The implications extend far beyond academic exercises. Security research directly impacts the tools and systems that protect digital infrastructure, making the reliability and verifiability of findings critically important. When a security paper claims to detect vulnerabilities or propose defensive measures, the ability to independently verify and extend those findings can have real-world consequences for cybersecurity.

The Tree of Validity framework offers a path forward by providing pathway for expressing experimental methodologies more precisely. Rather than simply labeling studies as reproducible or not, researchers can specify exactly which components of their experiments can be independently verified and which require different approaches.

The Road Ahead

As the computer-security field continues to mature, these studies suggest that progress requires both better theoretical frameworks for understanding validity and more practical efforts to make research artifacts accessible. The introduction of Artifact Evaluation Committees at major conferences represents important progress, but the Tree of Validity framework suggests the community should expand beyond simple reproducibility to embrace various forms of replication that test the robustness and generalizability of findings.

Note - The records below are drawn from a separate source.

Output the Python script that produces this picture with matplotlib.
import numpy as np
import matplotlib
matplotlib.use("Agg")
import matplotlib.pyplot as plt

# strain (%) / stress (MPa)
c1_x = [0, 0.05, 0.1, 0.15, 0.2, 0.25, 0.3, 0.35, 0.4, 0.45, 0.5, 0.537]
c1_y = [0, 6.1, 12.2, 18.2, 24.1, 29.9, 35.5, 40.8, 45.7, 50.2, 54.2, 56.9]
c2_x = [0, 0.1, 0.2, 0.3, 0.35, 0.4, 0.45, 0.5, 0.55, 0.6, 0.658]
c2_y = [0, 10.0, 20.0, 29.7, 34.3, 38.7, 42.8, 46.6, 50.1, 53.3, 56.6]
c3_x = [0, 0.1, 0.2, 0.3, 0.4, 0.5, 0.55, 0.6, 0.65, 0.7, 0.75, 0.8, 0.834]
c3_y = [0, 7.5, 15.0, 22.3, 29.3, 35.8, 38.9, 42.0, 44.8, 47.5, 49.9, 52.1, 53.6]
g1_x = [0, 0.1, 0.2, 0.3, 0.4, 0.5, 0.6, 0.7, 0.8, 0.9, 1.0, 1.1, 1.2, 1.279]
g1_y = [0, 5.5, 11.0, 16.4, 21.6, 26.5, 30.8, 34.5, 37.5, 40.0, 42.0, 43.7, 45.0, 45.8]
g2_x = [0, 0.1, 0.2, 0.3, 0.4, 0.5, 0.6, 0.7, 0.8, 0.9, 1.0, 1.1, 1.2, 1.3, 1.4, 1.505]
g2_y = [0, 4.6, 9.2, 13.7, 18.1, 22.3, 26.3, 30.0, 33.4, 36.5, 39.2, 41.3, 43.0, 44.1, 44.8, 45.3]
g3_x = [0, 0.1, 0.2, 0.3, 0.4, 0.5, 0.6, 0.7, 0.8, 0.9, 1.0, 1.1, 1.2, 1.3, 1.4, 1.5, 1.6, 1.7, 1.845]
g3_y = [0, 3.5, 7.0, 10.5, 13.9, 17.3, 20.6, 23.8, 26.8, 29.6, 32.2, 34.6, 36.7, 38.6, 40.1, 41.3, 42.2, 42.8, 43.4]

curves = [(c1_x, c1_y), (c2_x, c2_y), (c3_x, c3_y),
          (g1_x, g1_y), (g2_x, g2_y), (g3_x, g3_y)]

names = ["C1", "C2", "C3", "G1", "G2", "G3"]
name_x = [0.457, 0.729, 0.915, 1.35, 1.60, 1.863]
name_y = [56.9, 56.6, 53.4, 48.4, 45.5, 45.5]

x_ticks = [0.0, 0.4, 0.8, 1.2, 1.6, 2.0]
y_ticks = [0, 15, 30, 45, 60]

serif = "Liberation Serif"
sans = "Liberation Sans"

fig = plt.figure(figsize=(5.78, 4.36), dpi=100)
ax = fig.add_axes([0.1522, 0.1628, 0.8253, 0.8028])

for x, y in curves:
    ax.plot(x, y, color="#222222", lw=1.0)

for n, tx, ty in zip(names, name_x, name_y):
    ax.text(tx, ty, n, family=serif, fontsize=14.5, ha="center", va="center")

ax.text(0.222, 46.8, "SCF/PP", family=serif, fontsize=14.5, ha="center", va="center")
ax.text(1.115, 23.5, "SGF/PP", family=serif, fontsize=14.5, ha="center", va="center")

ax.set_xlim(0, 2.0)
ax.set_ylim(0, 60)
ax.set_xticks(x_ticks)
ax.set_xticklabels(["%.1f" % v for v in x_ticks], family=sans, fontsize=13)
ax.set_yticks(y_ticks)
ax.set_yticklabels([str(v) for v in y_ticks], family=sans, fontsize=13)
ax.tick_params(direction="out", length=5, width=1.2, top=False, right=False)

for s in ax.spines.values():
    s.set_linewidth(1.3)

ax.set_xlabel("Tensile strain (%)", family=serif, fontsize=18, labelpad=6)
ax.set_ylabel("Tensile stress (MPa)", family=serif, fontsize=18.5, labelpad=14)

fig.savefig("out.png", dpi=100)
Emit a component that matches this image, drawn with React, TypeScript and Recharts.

The ultimate goal is not perfect reproduction, which may often be impossible, but rather building evidence toward or against scientific hypotheses through multiple independent studies.

“A more systematic approach to replicability and reproducibility can lead to a new understanding within and beyond computer security,” Butler noted.

In a field where security threats constantly evolve and experimental conditions change rapidly, this broader view of validity may be not just useful but essential.

The reproducibility revolution in computer security research is just beginning, but these studies provide both the theoretical foundation and practical roadmap for building a more reliable, verifiable science that can better serve our increasingly digital world.